You’re one of Britain’s top entrepreneurs. Where did the original idea for YO! Sushi come from?
I was sitting in a restaurant with a guy I knew from the TV business by the name of Mr Uruhara. I was aged 42, down in the dumps thinking what could I do, while eating sushi. And I thought, ‘What about sushi? I love sushi and it’s always so expensive in London,’ and he said, ‘What you should do Simon is a conveyor belt sushi bar with girls in black PVC mini skirts.’ In that moment I remember thinking to myself it was a eureka moment. I had never even heard of conveyor belt sushi bars, it was like having a school boy brain, it was like having the electric train set going round the living room delivering the marmalade in the morning.

You left school at 16, how has that affected your career progression?
After a few Halcyon years, doing everything that we did in those days, I do remember thinking that my father was right and that money did oil the wheels of life, with no education to fall back on you think, ‘What do you do?’ So I lived on my wits. I got a job as a roadie, then I became a stage designer and various things but I was always looking for how to earn a living as I was unemployable effectively. So how did it affect me having no qualifications? – absolutely enormously, it tainted the entire pattern of my life.

You’ve had a real varied past.
I worked as a bus conductor, I worked in a factory, then I got a job in the theatre, then I was a roadie – I toured with a lot of the rock bands of the seventies. I went from being the lighting roadie to the stage designer. The whole era grew up and I grew up with it and in 1985 I did Live Aid, I remember looking around and thinking, ‘I’ve got to get out of this before I get found out’, as I’d had no training.

Would you say your varied path along with working with the likes of people, such as The Rolling Stones has given you a good grounding for running a successful business of your own?
I think what gave me the grounding was learning from the bottom up. In the design business I learnt how to get things built, I learnt how to design and sell to people, I learnt how to use my personality and character to get people enthused to do things and make things happen. In the television business I learnt much more about international work and contracts – I’m learning all the time.
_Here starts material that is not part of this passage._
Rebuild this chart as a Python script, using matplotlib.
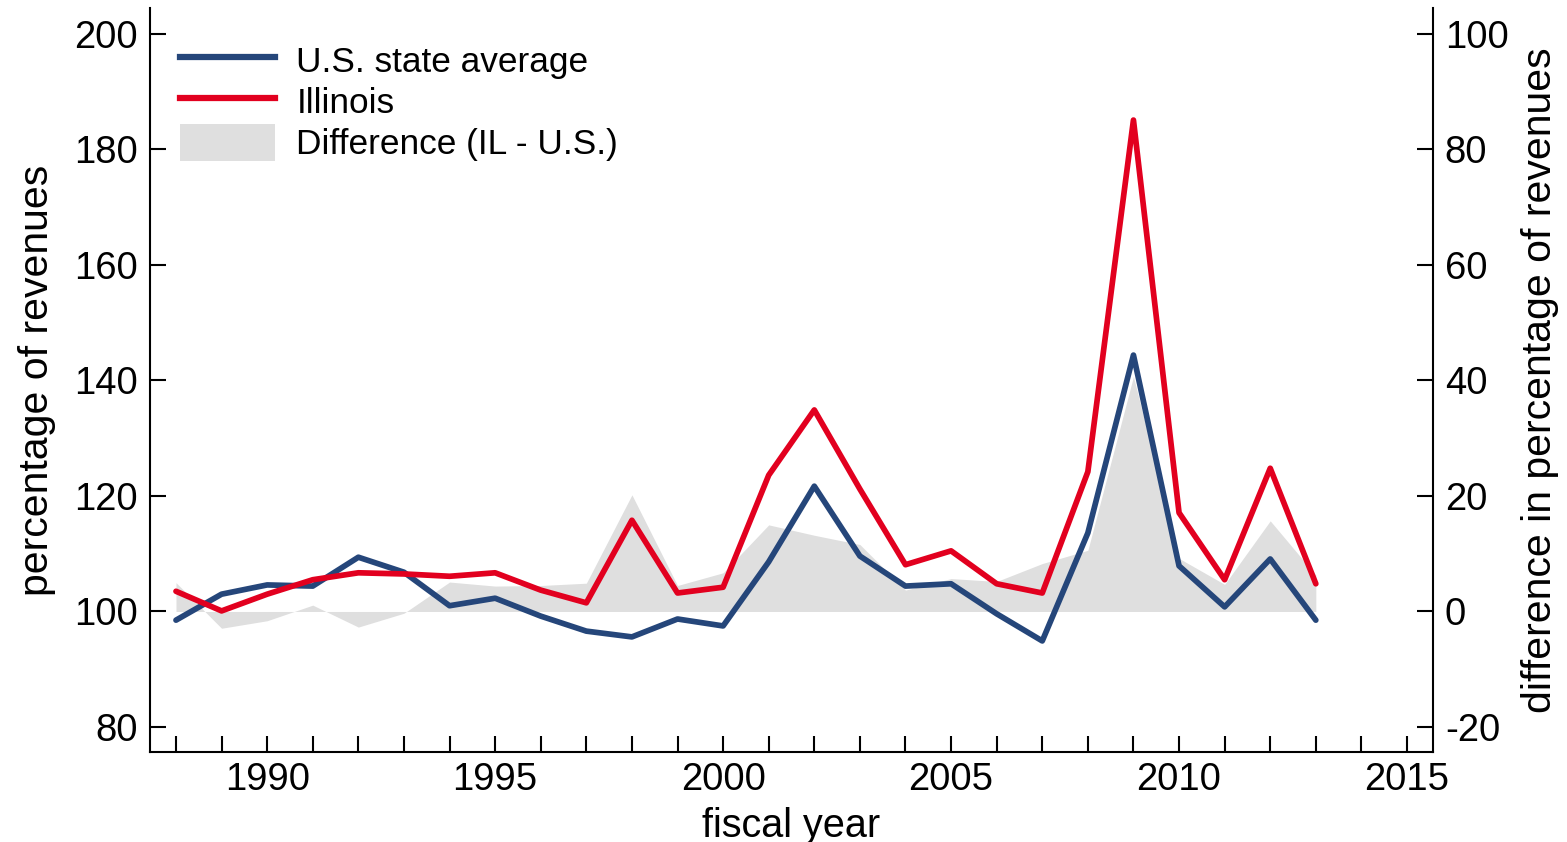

So why did you decide to take the plunge in your early forties - was it because the idea just came along?
I got divorced in my early forties and I was thrown to the ground, my business had gone wrong and my self-esteem was low. When I was a kid I said I would be a millionaire by the time I was twenty, got to twenty and thought I’d put it off till I was thirty, when I got to my thirties it was a decade when all the drama happened in my life, so when I got to forty it was a kind of ‘tear your hair out’ moment, I remembered that I completely forgot to be a millionaire and I had a sense that I was running out of time.

Did you think about the risk factor or did you just think it was a good idea, and went for it? Did you do a lot of market research?
If I had gone out and you had been my target market and sat you in a room and said, ‘Would you like to eat raw fish off a conveyor belt with robots serving the drinks?’ I don’t think you would have put up your hand and said, ‘That’s for me’. My point is you can’t do market research on a market that doesn’t exist and it would probably have taken a large part of my small budget to do that. When I start something I want to do something that I want to do. When I’m in my sixties I want to blow people’s mind, something that’s so outrageous – outrageous is the new passion and vision – that people will say, ‘I’ve got to try that.’

As you said, it’s a very trendy place, where did the Yo! come from?
I had lots of names that I would have given to my restaurant that would have earned me a living and gotten me out of the hole. I had Sushi Circle and Sushi Circus and in the middle of this long list was ‘Yo!’. There’d been a girl called Alika years ago when I worked in the TV business. She used to go to raves and would come in the morning and I’d say ‘How are you Alika?’ and she’d say, ‘Yo!’. So I thought Yo! Sushi! I showed people and they thought ‘What a stupid name’. Of course The Beatles is a terrible name but it’s what you do with it.